____ Raw data

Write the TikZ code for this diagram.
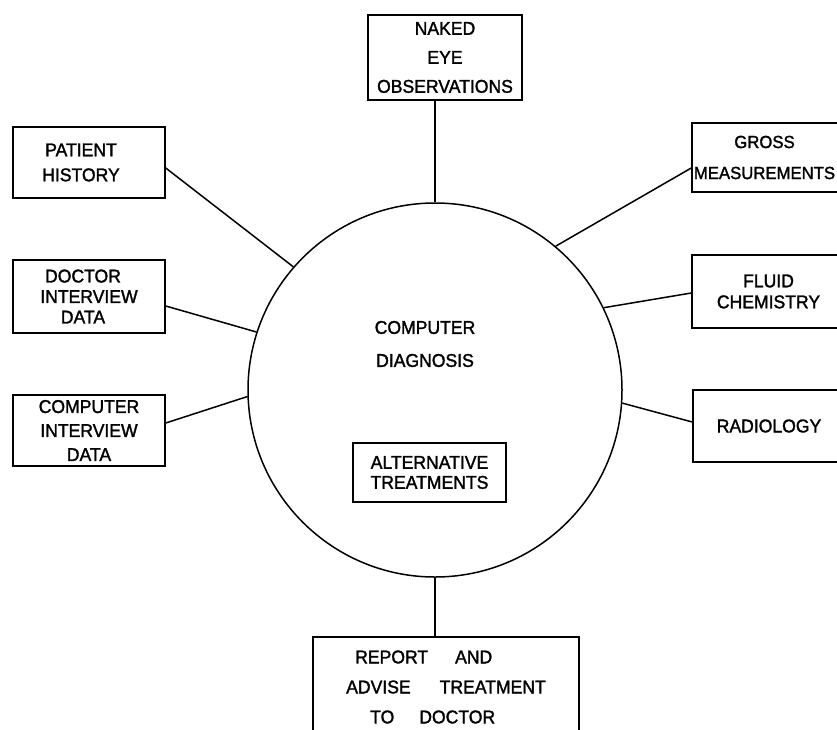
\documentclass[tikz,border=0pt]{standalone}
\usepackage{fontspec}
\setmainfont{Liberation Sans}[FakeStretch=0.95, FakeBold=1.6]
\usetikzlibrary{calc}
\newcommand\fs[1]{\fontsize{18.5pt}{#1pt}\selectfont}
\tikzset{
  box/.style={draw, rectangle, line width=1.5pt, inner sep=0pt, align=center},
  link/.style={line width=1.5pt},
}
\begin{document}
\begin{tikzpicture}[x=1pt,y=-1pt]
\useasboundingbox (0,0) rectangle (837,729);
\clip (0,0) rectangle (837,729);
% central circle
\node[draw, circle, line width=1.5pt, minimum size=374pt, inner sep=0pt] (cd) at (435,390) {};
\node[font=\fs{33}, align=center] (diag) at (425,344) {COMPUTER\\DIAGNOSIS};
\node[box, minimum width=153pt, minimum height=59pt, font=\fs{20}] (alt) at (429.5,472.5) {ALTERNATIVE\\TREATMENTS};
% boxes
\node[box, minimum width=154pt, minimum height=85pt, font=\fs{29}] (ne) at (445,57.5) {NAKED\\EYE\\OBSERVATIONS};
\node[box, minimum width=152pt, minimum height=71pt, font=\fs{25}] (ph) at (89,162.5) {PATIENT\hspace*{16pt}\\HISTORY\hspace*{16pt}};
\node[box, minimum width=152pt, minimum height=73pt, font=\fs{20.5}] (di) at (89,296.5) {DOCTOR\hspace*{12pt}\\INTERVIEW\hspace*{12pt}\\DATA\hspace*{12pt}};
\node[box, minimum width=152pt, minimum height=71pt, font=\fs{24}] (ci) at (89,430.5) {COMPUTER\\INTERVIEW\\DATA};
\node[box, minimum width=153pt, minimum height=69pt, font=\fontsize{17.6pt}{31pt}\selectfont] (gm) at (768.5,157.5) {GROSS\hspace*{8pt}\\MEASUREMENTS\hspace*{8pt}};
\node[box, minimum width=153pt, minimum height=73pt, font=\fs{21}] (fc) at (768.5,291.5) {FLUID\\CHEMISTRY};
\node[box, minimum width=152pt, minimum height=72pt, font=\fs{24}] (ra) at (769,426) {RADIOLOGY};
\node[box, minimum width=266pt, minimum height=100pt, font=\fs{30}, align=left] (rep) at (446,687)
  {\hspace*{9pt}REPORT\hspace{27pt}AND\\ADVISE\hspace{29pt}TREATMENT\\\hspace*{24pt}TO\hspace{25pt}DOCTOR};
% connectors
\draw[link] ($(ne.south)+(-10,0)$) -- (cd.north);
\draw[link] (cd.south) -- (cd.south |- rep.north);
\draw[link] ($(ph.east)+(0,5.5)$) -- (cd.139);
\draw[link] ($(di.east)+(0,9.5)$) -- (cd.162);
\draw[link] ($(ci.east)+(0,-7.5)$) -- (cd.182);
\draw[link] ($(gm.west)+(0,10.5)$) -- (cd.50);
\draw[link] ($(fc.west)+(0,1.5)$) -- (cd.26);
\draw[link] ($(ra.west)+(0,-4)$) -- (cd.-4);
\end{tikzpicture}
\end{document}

________

Your task is to repeat the material above exactly, without its pictures.

Write the TikZ code for this diagram.
\documentclass[tikz,border=0pt]{standalone}
\usepackage{fontspec}
\setmainfont{Liberation Sans}[FakeStretch=0.95, FakeBold=1.6]
\usetikzlibrary{calc}
\newcommand\fs[1]{\fontsize{18.5pt}{#1pt}\selectfont}
\tikzset{
  box/.style={draw, rectangle, line width=1.5pt, inner sep=0pt, align=center},
  link/.style={line width=1.5pt},
}
\begin{document}
\begin{tikzpicture}[x=1pt,y=-1pt]
\useasboundingbox (0,0) rectangle (837,729);
\clip (0,0) rectangle (837,729);
% central circle
\node[draw, circle, line width=1.5pt, minimum size=374pt, inner sep=0pt] (cd) at (435,390) {};
\node[font=\fs{33}, align=center] (diag) at (425,344) {COMPUTER\\DIAGNOSIS};
\node[box, minimum width=153pt, minimum height=59pt, font=\fs{20}] (alt) at (429.5,472.5) {ALTERNATIVE\\TREATMENTS};
% boxes
\node[box, minimum width=154pt, minimum height=85pt, font=\fs{29}] (ne) at (445,57.5) {NAKED\\EYE\\OBSERVATIONS};
\node[box, minimum width=152pt, minimum height=71pt, font=\fs{25}] (ph) at (89,162.5) {PATIENT\hspace*{16pt}\\HISTORY\hspace*{16pt}};
\node[box, minimum width=152pt, minimum height=73pt, font=\fs{20.5}] (di) at (89,296.5) {DOCTOR\hspace*{12pt}\\INTERVIEW\hspace*{12pt}\\DATA\hspace*{12pt}};
\node[box, minimum width=152pt, minimum height=71pt, font=\fs{24}] (ci) at (89,430.5) {COMPUTER\\INTERVIEW\\DATA};
\node[box, minimum width=153pt, minimum height=69pt, font=\fontsize{17.6pt}{31pt}\selectfont] (gm) at (768.5,157.5) {GROSS\hspace*{8pt}\\MEASUREMENTS\hspace*{8pt}};
\node[box, minimum width=153pt, minimum height=73pt, font=\fs{21}] (fc) at (768.5,291.5) {FLUID\\CHEMISTRY};
\node[box, minimum width=152pt, minimum height=72pt, font=\fs{24}] (ra) at (769,426) {RADIOLOGY};
\node[box, minimum width=266pt, minimum height=100pt, font=\fs{30}, align=left] (rep) at (446,687)
  {\hspace*{9pt}REPORT\hspace{27pt}AND\\ADVISE\hspace{29pt}TREATMENT\\\hspace*{24pt}TO\hspace{25pt}DOCTOR};
% connectors
\draw[link] ($(ne.south)+(-10,0)$) -- (cd.north);
\draw[link] (cd.south) -- (cd.south |- rep.north);
\draw[link] ($(ph.east)+(0,5.5)$) -- (cd.139);
\draw[link] ($(di.east)+(0,9.5)$) -- (cd.162);
\draw[link] ($(ci.east)+(0,-7.5)$) -- (cd.182);
\draw[link] ($(gm.west)+(0,10.5)$) -- (cd.50);
\draw[link] ($(fc.west)+(0,1.5)$) -- (cd.26);
\draw[link] ($(ra.west)+(0,-4)$) -- (cd.-4);
\end{tikzpicture}
\end{document}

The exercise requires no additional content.